New interview up over at Filmmaker Magazine with Nobody cinematographer Pawel Pogorzelski. Directed by Hardcore Henry stylist Ilya Naishuller, the film inverts the typical “man of violence coaxed back into action” formula. In your John Wicks or Takens, the middle-age protagonist suffers a transgression so grievous it demands brutal retribution. They don’t want to, but they have to. When Bob Odenkirk’s retired assassin Hutch is jarred from suburban drudgery in Nobody by a home break in, he loses only a few bucks, a kitty cat bracelet and some pride. Hardly a kidnapped daughter or a murdered puppy. Hutch doesn’t have to dust off his dormant aptitude for carnage….but he really, really wants to.

Pogorzelski opted for Red Helium cameras and Hawk V-Lite lenses for the film. Here’s the Polish-born, Canadian-raised cinematographer on his fondness for extensive preproduction testing:

Filmmaker: I’ve seen three films that you’ve shot and each used a different camera: Hereditary was Alexa, Midsommar was Panavision DXL2 and Nobody was Red Helium. What’s your process for choosing?
Pogorzelski: On every movie I do, I try to test every single camera I can get my hands on. For Nobody, I tested the Sony Venice, the Red Monstro and Helium, and the Alexa Mini and LF. We knew we wanted to do anamorphic, so on this movie so we tested a bunch of anamorphic lenses at Camtec in Hollywood. 

Filmmaker: What are you actually shooting for those tests? Is it just a stand-in on a stool under different lighting conditions?
Pogorzelski: Usually I’ll have them walk around, maybe come in through a door so there’s movement through different contrasts and different spaces and I can see how each lens focuses. And for each lens, I’ll have them turn on a light that flares the camera so I can see the flares. It’s probably 20 seconds per lens, and that usually adds up to a 30-minute ordeal to watch everything with the director.

Filmmaker: It’s an ordeal? I guess 30 minutes of someone walking through the same space would be tedious.
Pogorzelski: It feels so long.

Filmmaker: And when you do that screening, it’s a blind test for the director, right? They don’t know which camera or lens they’re looking at.
Pogorzelski: Correct. We watch those tests, then choose which combination of lens and camera works best for the movie. When we’re shooting the tests I usually start to get some idea of what combination I’m going to like, but that’s from seeing it on a 17-inch monitor. As soon as I get to the big screen and watch it on the projector, it changes. It’s not a technical test, really. It’s very much an artistic test. I don’t remember, for example, why I chose the Alexa for Hereditary. It just worked for that movie. 

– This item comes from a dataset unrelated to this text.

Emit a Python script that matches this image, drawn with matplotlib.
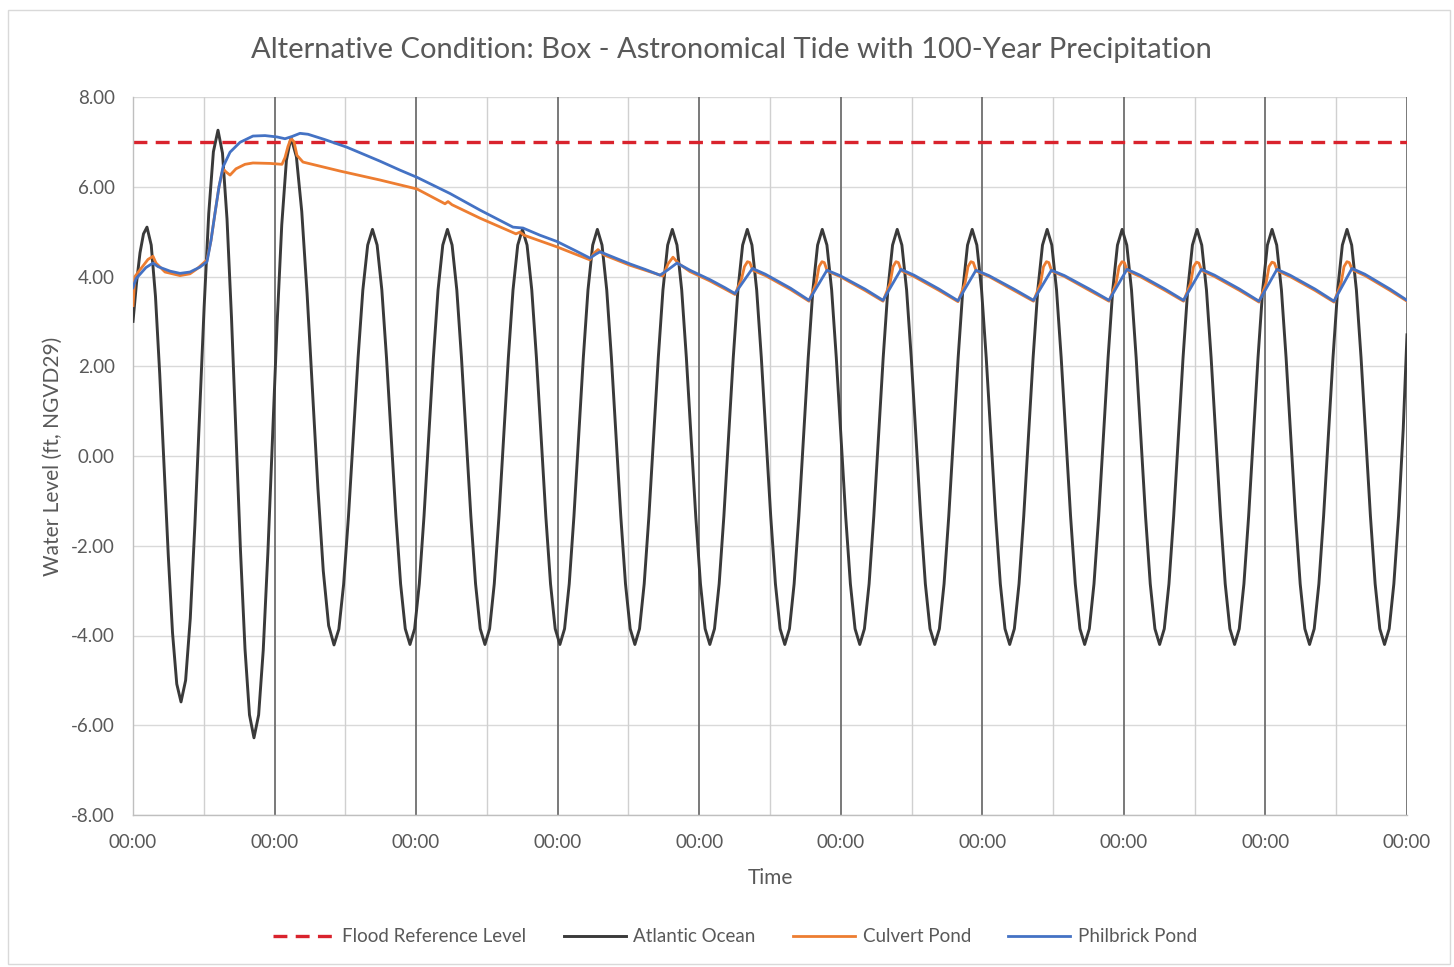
import matplotlib
matplotlib.use("Agg")
import matplotlib.pyplot as plt
from matplotlib.patches import Rectangle
from matplotlib.ticker import FixedLocator, FuncFormatter

plt.rcParams["font.family"] = ["Lato", "DejaVu Sans"]
plt.rcParams["lines.scale_dashes"] = False

# ---- data (time in hours from start, levels in ft NGVD29) ----
flood_level_ft = 7.0

tide_hours = [
    0.00, 0.59, 1.19, 1.78,
    2.37, 3.09, 3.81, 4.53, 5.26, 5.98, 6.70, 7.42,
    8.14, 8.92, 9.71, 10.49, 11.28, 12.06, 12.84, 13.63,
    14.41, 15.17, 15.94, 16.70, 17.46, 18.22, 18.99, 19.75,
    20.51, 21.30, 22.08, 22.87, 23.65, 24.44, 25.22, 26.01,
    26.79, 27.70, 28.61, 29.52, 30.44, 31.35, 32.26, 33.17,
    34.08, 34.90, 35.71, 36.53, 37.34, 38.16, 38.97, 39.79,
    40.60, 41.39, 42.19, 42.98, 43.78, 44.57, 45.37, 46.16,
    46.96, 47.75, 48.54, 49.34, 50.13, 50.93, 51.72, 52.52,
    53.31, 54.10, 54.90, 55.69, 56.49, 57.28, 58.08, 58.87,
    59.67, 60.46, 61.25, 62.05, 62.84, 63.64, 64.43, 65.23,
    66.02, 66.81, 67.61, 68.40, 69.20, 69.99, 70.79, 71.58,
    72.38, 73.17, 73.96, 74.76, 75.55, 76.35, 77.14, 77.94,
    78.73, 79.52, 80.32, 81.11, 81.91, 82.70, 83.50, 84.29,
    85.09, 85.88, 86.67, 87.47, 88.26, 89.06, 89.85, 90.65,
    91.44, 92.23, 93.03, 93.82, 94.62, 95.41, 96.21, 97.00,
    97.80, 98.59, 99.38, 100.18, 100.97, 101.77, 102.56, 103.36,
    104.15, 104.94, 105.74, 106.53, 107.33, 108.12, 108.92, 109.71,
    110.51, 111.30, 112.09, 112.89, 113.68, 114.48, 115.27, 116.07,
    116.86, 117.65, 118.45, 119.24, 120.04, 120.83, 121.63, 122.42,
    123.22, 124.01, 124.80, 125.60, 126.39, 127.19, 127.98, 128.78,
    129.57, 130.36, 131.16, 131.95, 132.75, 133.54, 134.34, 135.13,
    135.93, 136.72, 137.51, 138.31, 139.10, 139.90, 140.69, 141.49,
    142.28, 143.07, 143.87, 144.66, 145.46, 146.25, 147.05, 147.84,
    148.64, 149.43, 150.22, 151.02, 151.81, 152.61, 153.40, 154.20,
    154.99, 155.78, 156.58, 157.37, 158.17, 158.96, 159.76, 160.55,
    161.35, 162.14, 162.93, 163.73, 164.52, 165.32, 166.11, 166.91,
    167.70, 168.49, 169.29, 170.08, 170.88, 171.67, 172.47, 173.26,
    174.06, 174.85, 175.64, 176.44, 177.23, 178.03, 178.82, 179.62,
    180.41, 181.20, 182.00, 182.79, 183.59, 184.38, 185.18, 185.97,
    186.77, 187.56, 188.35, 189.15, 189.94, 190.74, 191.53, 192.33,
    193.12, 193.91, 194.71, 195.50, 196.30, 197.09, 197.89, 198.68,
    199.48, 200.27, 201.06, 201.86, 202.65, 203.45, 204.24, 205.04,
    205.83, 206.62, 207.42, 208.21, 209.01, 209.80, 210.60, 211.39,
    212.19, 212.98, 213.77, 214.57, 215.36, 216.00,
]
tide_ft = [
    3.00, 3.85, 4.53, 4.95,
    5.10, 4.70, 3.56, 1.83, -0.19, -2.21, -3.94, -5.08,
    -5.48, -5.00, -3.62, -1.54, 0.89, 3.32, 5.40, 6.78,
    7.26, 6.75, 5.28, 3.08, 0.49, -2.10, -4.30, -5.77,
    -6.28, -5.77, -4.33, -2.15, 0.41, 2.97, 5.15, 6.59,
    7.10, 6.67, 5.45, 3.61, 1.45, -0.72, -2.56, -3.78,
    -4.21, -3.86, -2.86, -1.35, 0.42, 2.19, 3.70, 4.70,
    5.05, 4.70, 3.70, 2.19, 0.43, -1.34, -2.85, -3.85,
    -4.20, -3.85, -2.85, -1.34, 0.43, 2.19, 3.70, 4.70,
    5.05, 4.70, 3.70, 2.19, 0.43, -1.34, -2.85, -3.85,
    -4.20, -3.85, -2.85, -1.34, 0.43, 2.19, 3.70, 4.70,
    5.05, 4.70, 3.70, 2.19, 0.43, -1.34, -2.85, -3.85,
    -4.20, -3.85, -2.85, -1.34, 0.43, 2.19, 3.70, 4.70,
    5.05, 4.70, 3.70, 2.19, 0.43, -1.34, -2.85, -3.85,
    -4.20, -3.85, -2.85, -1.34, 0.43, 2.19, 3.70, 4.70,
    5.05, 4.70, 3.70, 2.19, 0.43, -1.34, -2.85, -3.85,
    -4.20, -3.85, -2.85, -1.34, 0.43, 2.19, 3.70, 4.70,
    5.05, 4.70, 3.70, 2.19, 0.43, -1.34, -2.85, -3.85,
    -4.20, -3.85, -2.85, -1.34, 0.43, 2.19, 3.70, 4.70,
    5.05, 4.70, 3.70, 2.19, 0.43, -1.34, -2.85, -3.85,
    -4.20, -3.85, -2.85, -1.34, 0.43, 2.19, 3.70, 4.70,
    5.05, 4.70, 3.70, 2.19, 0.43, -1.34, -2.85, -3.85,
    -4.20, -3.85, -2.85, -1.34, 0.43, 2.19, 3.70, 4.70,
    5.05, 4.70, 3.70, 2.19, 0.43, -1.34, -2.85, -3.85,
    -4.20, -3.85, -2.85, -1.34, 0.43, 2.19, 3.70, 4.70,
    5.05, 4.70, 3.70, 2.19, 0.43, -1.34, -2.85, -3.85,
    -4.20, -3.85, -2.85, -1.34, 0.43, 2.19, 3.70, 4.70,
    5.05, 4.70, 3.70, 2.19, 0.43, -1.34, -2.85, -3.85,
    -4.20, -3.85, -2.85, -1.34, 0.43, 2.19, 3.70, 4.70,
    5.05, 4.70, 3.70, 2.19, 0.43, -1.34, -2.85, -3.85,
    -4.20, -3.85, -2.85, -1.34, 0.43, 2.19, 3.70, 4.70,
    5.05, 4.70, 3.70, 2.19, 0.43, -1.34, -2.85, -3.85,
    -4.20, -3.85, -2.85, -1.34, 0.43, 2.19, 3.70, 4.70,
    5.05, 4.70, 3.70, 2.19, 0.43, -1.34, -2.85, -3.85,
    -4.20, -3.85, -2.85, -1.34, 0.60, 2.70,
]

culvert_hours = [
    0.00, 0.34, 1.19, 2.54, 3.39, 3.90, 5.43, 7.97, 9.66, 10.85,
    12.55, 13.22, 13.90, 14.58, 15.26, 15.77, 16.45, 17.46, 18.99, 20.34,
    23.23, 25.26, 25.77, 26.28, 26.79, 27.30, 27.80, 28.82, 35.09, 41.88,
    48.15, 52.90, 53.41, 54.08, 58.83, 64.93, 65.61, 66.29, 71.88, 77.48,
    78.16, 78.84, 79.86, 84.26, 89.86, 90.70, 91.55, 92.57, 94.43, 97.82,
    100.37,
    102.06, 103.18, 103.67, 104.18, 104.58, 105.08, 107.23, 111.47,
    114.61, 115.81, 116.31, 116.81, 117.21, 117.71, 119.86, 124.10,
    127.16, 128.36, 128.86, 129.36, 129.76, 130.26, 132.41, 136.65,
    139.87, 141.07, 141.57, 142.07, 142.47, 142.97, 145.12, 149.36,
    152.67, 153.87, 154.37, 154.87, 155.27, 155.77, 157.92, 162.16,
    165.48, 166.68, 167.18, 167.68, 168.08, 168.58, 170.73, 174.97,
    178.11, 179.31, 179.81, 180.31, 180.71, 181.21, 183.36, 187.60,
    190.91, 192.11, 192.61, 193.11, 193.51, 194.01, 196.16, 200.40,
    203.62, 204.82, 205.32, 205.82, 206.22, 206.72, 208.87, 213.11,
    216.00,
]
culvert_ft = [
    3.35, 4.00, 4.15, 4.38, 4.45, 4.30, 4.10, 4.02, 4.06, 4.17,
    4.37, 4.80, 5.41, 6.00, 6.40, 6.33, 6.26, 6.40, 6.50, 6.53,
    6.52, 6.50, 6.65, 6.90, 7.08, 7.00, 6.70, 6.55, 6.35, 6.15,
    5.95, 5.62, 5.67, 5.60, 5.30, 4.95, 4.99, 4.92, 4.66, 4.37,
    4.52, 4.60, 4.48, 4.25, 4.01, 4.28, 4.43, 4.28, 4.11, 3.90,
    3.72,
    3.60, 3.95, 4.22, 4.33, 4.31, 4.14, 4.02, 3.71,
    3.45, 3.85, 4.22, 4.33, 4.31, 4.12, 4.00, 3.69,
    3.45, 3.85, 4.22, 4.33, 4.31, 4.13, 4.00, 3.69,
    3.44, 3.85, 4.22, 4.33, 4.31, 4.12, 4.00, 3.69,
    3.45, 3.85, 4.22, 4.33, 4.31, 4.12, 4.00, 3.69,
    3.45, 3.85, 4.22, 4.33, 4.31, 4.13, 4.00, 3.69,
    3.45, 3.85, 4.22, 4.32, 4.30, 4.13, 4.00, 3.69,
    3.43, 3.85, 4.22, 4.32, 4.30, 4.13, 4.00, 3.69,
    3.43, 3.85, 4.22, 4.33, 4.31, 4.15, 4.02, 3.69,
    3.45,
]

philbrick_hours = [
    0.00, 0.51, 2.20, 3.39, 4.24, 6.27, 7.97, 9.66, 11.36, 12.55,
    13.22, 13.90, 14.58, 15.26, 16.45, 18.14, 20.34, 22.38, 24.41, 25.77,
    26.96, 28.31, 29.67, 32.55, 36.28, 41.88, 45.27, 48.15, 53.74, 58.83,
    64.43, 65.27, 66.12, 69.00, 71.88, 74.94, 77.48, 78.50, 79.18, 80.87,
    84.26, 86.80, 89.35, 90.70, 92.23, 94.43, 97.82, 100.37,
    102.06, 105.03, 107.23, 111.47,
    114.61, 117.66, 119.86, 124.10,
    127.16, 130.21, 132.41, 136.65,
    139.87, 142.92, 145.12, 149.36,
    152.67, 155.72, 157.92, 162.16,
    165.48, 168.53, 170.73, 174.97,
    178.11, 181.16, 183.36, 187.60,
    190.91, 193.96, 196.16, 200.40,
    203.62, 206.67, 208.87, 213.11,
    216.00,
]
philbrick_ft = [
    3.75, 3.95, 4.20, 4.30, 4.22, 4.12, 4.07, 4.10, 4.21, 4.33,
    4.80, 5.41, 6.00, 6.44, 6.77, 6.99, 7.13, 7.14, 7.11, 7.07,
    7.12, 7.19, 7.17, 7.05, 6.88, 6.57, 6.37, 6.21, 5.85, 5.48,
    5.10, 5.09, 5.08, 4.92, 4.78, 4.58, 4.41, 4.50, 4.55, 4.46,
    4.28, 4.16, 4.03, 4.15, 4.30, 4.14, 3.93, 3.75,
    3.62, 4.18, 4.05, 3.74,
    3.47, 4.14, 4.02, 3.72,
    3.47, 4.16, 4.03, 3.72,
    3.46, 4.14, 4.02, 3.72,
    3.47, 4.14, 4.02, 3.72,
    3.47, 4.16, 4.03, 3.72,
    3.47, 4.16, 4.03, 3.72,
    3.45, 4.16, 4.03, 3.72,
    3.45, 4.18, 4.05, 3.72,
    3.47,
]

day_ticks = [0, 24, 48, 72, 96, 120, 144, 168, 192, 216]
half_day_ticks = [12, 36, 60, 84, 108, 132, 156, 180, 204]
y_ticks = [-8, -6, -4, -2, 0, 2, 4, 6, 8]

title = "Alternative Condition: Box - Astronomical Tide with 100-Year Precipitation"

# ---- figure ----
W, H = 1454, 967
fig = plt.figure(figsize=(W / 100, H / 100), dpi=100)
fig.patch.set_facecolor("white")
fig.patches.append(Rectangle((8 / W, 3 / H), 1442 / W, 954 / H, transform=fig.transFigure,
                             fill=False, edgecolor="#d9d9d9", linewidth=1.0))

ax = fig.add_axes([133 / W, 1 - 815 / H, (1407 - 133) / W, (815 - 97) / H])

text_gray = "#595959"

ax.set_xlim(0, 216)
ax.set_ylim(-8, 8)

# grid
for y in y_ticks:
    ax.axhline(y, color="#d9d9d9", linewidth=1.0, zorder=0)
for x in half_day_ticks:
    ax.axvline(x, color="#d0d0d0", linewidth=1.0, zorder=0)
for x in day_ticks[1:]:
    ax.axvline(x, color="#6e6e6e", linewidth=1.3, zorder=0.5)

# series
ax.plot([0, 216], [flood_level_ft, flood_level_ft], color="#d9232d", linewidth=2.4,
        dashes=(10, 6), label="Flood Reference Level", zorder=2)
ax.plot(tide_hours, tide_ft, color="#3a3a3a", linewidth=2.1, label="Atlantic Ocean",
        solid_joinstyle="round", zorder=3)
ax.plot(culvert_hours, culvert_ft, color="#ed7d31", linewidth=2.0, label="Culvert Pond",
        solid_joinstyle="round", zorder=4)
ax.plot(philbrick_hours, philbrick_ft, color="#4472c4", linewidth=2.0, label="Philbrick Pond",
        solid_joinstyle="round", zorder=5)

# axes styling
for side in ("top", "right"):
    ax.spines[side].set_visible(False)
ax.spines["left"].set_color("#bfbfbf")
ax.spines["bottom"].set_color("#bfbfbf")
ax.spines["left"].set_linewidth(1.0)
ax.spines["bottom"].set_linewidth(1.0)

ax.xaxis.set_major_locator(FixedLocator(day_ticks))
ax.xaxis.set_major_formatter(FuncFormatter(lambda v, p: "00:00"))
ax.yaxis.set_major_locator(FixedLocator(y_ticks))
ax.yaxis.set_major_formatter(FuncFormatter(lambda v, p: f"{v:.2f}"))
ax.tick_params(axis="both", length=0, labelsize=13.5, labelcolor=text_gray)
ax.tick_params(axis="x", pad=14)
ax.tick_params(axis="y", pad=13)

ax.set_xlabel("Time", fontsize=15, color=text_gray)
ax.set_ylabel("Water Level (ft, NGVD29)", fontsize=15, color=text_gray)
ax.xaxis.set_label_coords(0.5, -0.074)
ax.yaxis.set_label_coords(-0.055, 0.5)

fig.text(731 / W, 1 - 50 / H, title, ha="center", va="center", fontsize=21, color=text_gray)

fig.legend(loc="center", bbox_to_anchor=(735 / W, 1 - 937 / H), ncol=4, frameon=False,
           fontsize=13.5, handlelength=3.3, handletextpad=0.4, columnspacing=2.0,
           labelcolor=text_gray)

fig.savefig("out.png", dpi=100, facecolor="white")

And here’s Pogorzelski on Nobody’s first big action set piece, which pits a rusty Odenkirk against a pack of drunken Russian thugs on a city bus.

Filmmaker: You used a real bus for the scene. Did you have to add that strip of lights that goes around the top of the interior?
Pogorzelski: They were already there. We just took out the fluorescent bulbs that were in them and replaced them with Astera tubes. I wanted to be able to control the light so there was a key light on one side and fill on the other so it wasn’t all flat. So, I put dimmable Astera tubes the entire length of the bus and was able to control each section. Usually I made wherever Bob was on the bus a bit more intense by maybe half a stop and let everything else be a bit darker.

Filmmaker: You shot that scene on a real street rather than on stage. Did you have to swap out the practical bulbs for the streetlights and commercial building lights we see out the bus windows?
Pogorzelski: We did have to ask the city to turn off certain lights that we didn’t like and keep on the ones we did. Then, in the background, we just added a couple of bigger lights on condors to give a bit more sense of depth.

Filmmaker: That scene is largely handheld. I’m also guessing it was more single camera than the rest of the shoot just because of the limited space inside the bus. How much of that style was dictated by the restrictions of the space?
Pogorzelski: That was definitely mostly one camera. Maybe a few times we were able to work two cameras in there, but there was really no room. At first, actually, we were thinking of a different look for that scene and even did a rehearsal where we used dollies and jibs. Emotionally, it just didn’t feel right. This is the first burst of energy that Bob finally gets to release and when we went back to the handheld we were able to get the energy we wanted. Shooting handheld, we were also able to get closer with wider lenses, and that made it feel more like you were in the fight and part of the action.